A part of Belkis Ayón's La consagracion (1991), shown in the 2022 Venice Biennale's main exhibition The Milk of Dreams

A major work by the late Cuban printmaker Belkis Ayón is not on show at the Venice Biennale because of complications prompted by the Russian invasion of Ukraine. The piece, entitled La consagración (1991), was due to go on display at the entrance to the main exhibition in the Arsenale (The Milk of Dreams, 23 April-27 November).

The work is housed at the Ludwig Museum located at the State Russian Museum in St. Petersburg (in 1994, the German collectors Irene and Peter Ludwig donated an important collection of 20th-century art to the Russian institution). According to the Biennale organisers, because of Russia’s invasion of Ukraine in February, “it was impossible to show the work here”. A Biennale spokeswoman says: "An image of part of La consagración—a visual reminder of the work that could not be included—is in the same room where it was supposed to be installed."
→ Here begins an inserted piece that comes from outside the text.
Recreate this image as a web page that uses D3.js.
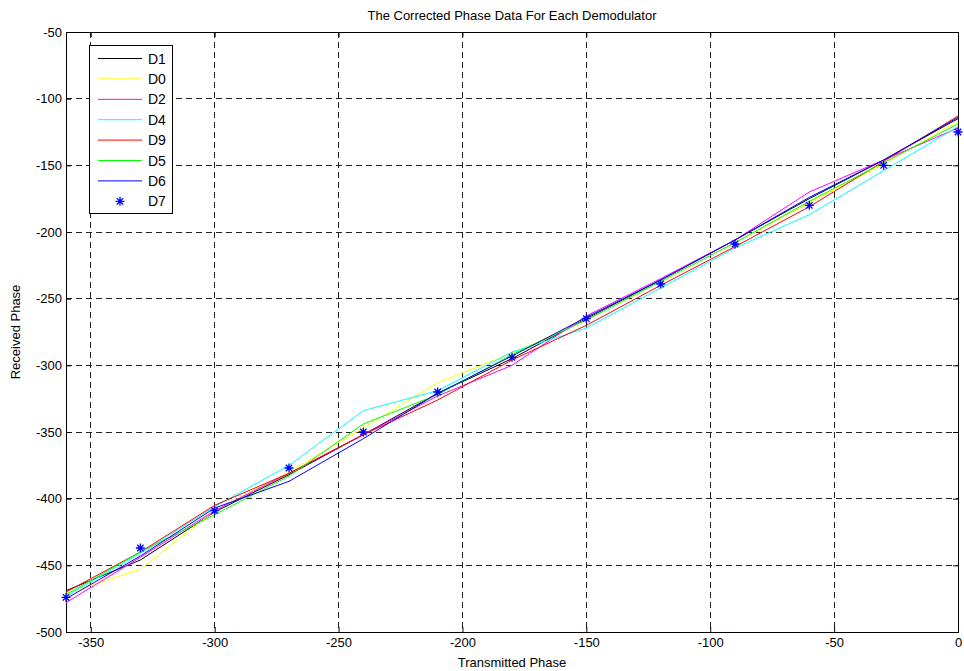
<!DOCTYPE html>
<html>
<head>
<meta charset="utf-8">
<script src="https://cdn.jsdelivr.net/npm/d3@7/dist/d3.min.js"></script>
<style>
    body { margin: 0; background: #fff; }
    svg text { font-family: 'Liberation Sans', Arial, Helvetica, sans-serif; fill: #000; }
</style>
</head>
<body>
<svg id="chart" width="964" height="671"></svg>
<script>
// transmitted phase (x) and received phase for each demodulator
var xPhase = [-360, -330, -300, -270, -240, -210, -180, -150, -120, -90, -60, -30, 0];
var seriesNames = ['D1', 'D0', 'D2', 'D4', 'D9', 'D5', 'D6', 'D7'];
var d1 = [-469, -446, -410, -382, -352, -321, -295, -265, -236, -206, -175, -146, -115];
var d0 = [-471, -453, -409, -380, -347, -313, -291, -266, -237, -208, -178, -149, -117];
var d2 = [-478, -444, -409, -381, -352, -323, -300, -263, -235, -206, -170, -146, -122];
var d4 = [-473, -441, -406, -375, -334, -319, -290, -272, -242, -212, -187, -154, -121];
var d9 = [-470, -440, -405, -381, -352, -326, -296, -270, -240, -211, -181, -147, -113];
var d5 = [-472, -440, -412, -383, -344, -322, -292, -266, -237, -208, -177, -148, -119];
var d6 = [-475, -443, -407, -387, -355, -321, -293, -264, -236, -206, -174, -146, -114];
var d7 = [-474, -437, -409, -377, -350, -320, -294, -265, -239, -209, -180, -150, -125];
var xTicks = [-350, -300, -250, -200, -150, -100, -50, 0];
var yTicks = [-500, -450, -400, -350, -300, -250, -200, -150, -100, -50];

var seriesValues = [d1, d0, d2, d4, d9, d5, d6, d7];
var colors = ['#000000', '#ffff00', '#ff00ff', '#00ffff', '#ff0000', '#00ff00', '#0000ff', '#0000ff'];

var svg = d3.select('#chart'),
    margin = {top: 32, right: 6, bottom: 39, left: 66},
    width = +svg.attr('width') - margin.left - margin.right,
    height = +svg.attr('height') - margin.top - margin.bottom,
    g = svg.append('g').attr('transform', 'translate(' + margin.left + ',' + margin.top + ')');

var x = d3.scaleLinear().domain([-360, 0]).range([0, width]);
var y = d3.scaleLinear().domain([-500, -50]).range([height, 0]);

// grid
g.append('g').selectAll('line')
    .data(xTicks.filter(function(d) { return d > -360 && d < 0; }))
    .enter().append('line')
    .attr('x1', function(d) { return x(d); })
    .attr('x2', function(d) { return x(d); })
    .attr('y1', 0).attr('y2', height)
    .attr('stroke', '#222').attr('stroke-width', 1).attr('stroke-dasharray', '6,4')
    .attr('shape-rendering', 'crispEdges');
g.append('g').selectAll('line')
    .data(yTicks.filter(function(d) { return d > -500 && d < -50; }))
    .enter().append('line')
    .attr('y1', function(d) { return y(d); })
    .attr('y2', function(d) { return y(d); })
    .attr('x1', 0).attr('x2', width)
    .attr('stroke', '#222').attr('stroke-width', 1).attr('stroke-dasharray', '6,4')
    .attr('shape-rendering', 'crispEdges');

// axes, ticks inside like matlab
var fmt = function(d) { return d === 0 ? '0' : '-' + Math.abs(d); };
g.append('g')
    .attr('transform', 'translate(0,' + height + ')')
    .call(d3.axisBottom(x).tickValues(xTicks).tickSizeInner(-5).tickSizeOuter(0).tickPadding(6).tickFormat(fmt));
g.append('g')
    .call(d3.axisLeft(y).tickValues(yTicks).tickSizeInner(-5).tickSizeOuter(0).tickPadding(4).tickFormat(fmt));
g.append('g')
    .call(d3.axisTop(x).tickValues(xTicks).tickSizeInner(-5).tickSizeOuter(0).tickFormat(''));
g.append('g')
    .attr('transform', 'translate(' + width + ',0)')
    .call(d3.axisRight(y).tickValues(yTicks).tickSizeInner(-5).tickSizeOuter(0).tickFormat(''));
g.selectAll('.domain').remove();
g.selectAll('.tick line').attr('stroke', '#000');
g.selectAll('.tick text').attr('font-size', 13);

g.append('rect')
    .attr('x', 0).attr('y', 0).attr('width', width).attr('height', height)
    .attr('fill', 'none').attr('stroke', '#000').attr('stroke-width', 1)
    .attr('shape-rendering', 'crispEdges');

// lines
var line = d3.line()
    .x(function(d, i) { return x(xPhase[i]); })
    .y(function(d) { return y(d); });

seriesValues.forEach(function(vals, k) {
    if (seriesNames[k] === 'D7') return;
    g.append('path')
        .datum(vals)
        .attr('d', line)
        .attr('fill', 'none')
        .attr('stroke', colors[k])
        .attr('stroke-width', 1);
});

var star = 'M-4.5,0H4.5M0,-4.5V4.5M-3.2,-3.2L3.2,3.2M-3.2,3.2L3.2,-3.2';
g.append('g').selectAll('path')
    .data(d7)
    .enter().append('path')
    .attr('transform', function(d, i) { return 'translate(' + x(xPhase[i]) + ',' + y(d) + ')'; })
    .attr('d', star)
    .attr('fill', 'none')
    .attr('stroke', '#0000ff')
    .attr('stroke-width', 1.3);

// labels
svg.append('text')
    .attr('x', margin.left + width / 2).attr('y', 20)
    .attr('text-anchor', 'middle').attr('font-size', 13)
    .text('The Corrected Phase Data For Each Demodulator');
svg.append('text')
    .attr('x', margin.left + width / 2).attr('y', 667)
    .attr('text-anchor', 'middle').attr('font-size', 13)
    .text('Transmitted Phase');
svg.append('text')
    .attr('transform', 'translate(20,' + (margin.top + height / 2) + ') rotate(-90)')
    .attr('text-anchor', 'middle').attr('font-size', 13)
    .text('Received Phase');

// legend
var lg = g.append('g').attr('transform', 'translate(23,13)');
lg.append('rect')
    .attr('width', 83).attr('height', 168)
    .attr('fill', '#fff').attr('stroke', '#000').attr('stroke-width', 1)
    .attr('shape-rendering', 'crispEdges');
var item = lg.selectAll('.item')
    .data(seriesNames)
    .enter().append('g')
    .attr('class', 'item')
    .attr('transform', function(d, i) { return 'translate(0,' + (13.5 + i * 20.4) + ')'; });
item.filter(function(d) { return d !== 'D7'; })
    .append('line')
    .attr('x1', 9).attr('x2', 53)
    .attr('stroke', function(d) { return colors[seriesNames.indexOf(d)]; })
    .attr('stroke-width', 1);
item.filter(function(d) { return d === 'D7'; })
    .append('path')
    .attr('transform', 'translate(31,0)')
    .attr('d', star)
    .attr('fill', 'none').attr('stroke', '#0000ff').attr('stroke-width', 1.3);
item.append('text')
    .attr('x', 59).attr('dy', '0.36em')
    .attr('font-size', 14)
    .text(function(d) { return d; });
</script>
</body>
</html>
According to the wall caption in the Biennale exhibition, the altar-like work was created the year Ayón graduated from the Instituto Superior de Arte in Havana. “The epically scaled series already demonstrates the young artist’s deftness as both a storyteller and a printmaker, as well as her preoccupation with mysterious religious fantasies,” the text adds. La consagración (1991) was shown at the 10th Berlin Biennale in 2018.

Ayón, who died in 1999, has been institutionally overlooked but is currently undergoing something of a renaissance; she was recently the subject of a retrospective at the Museo Reina Sofia in Madrid which “delved deep into her short but prolific career, framing it inside the artistic and sociocultural context of 1990s Cuba”.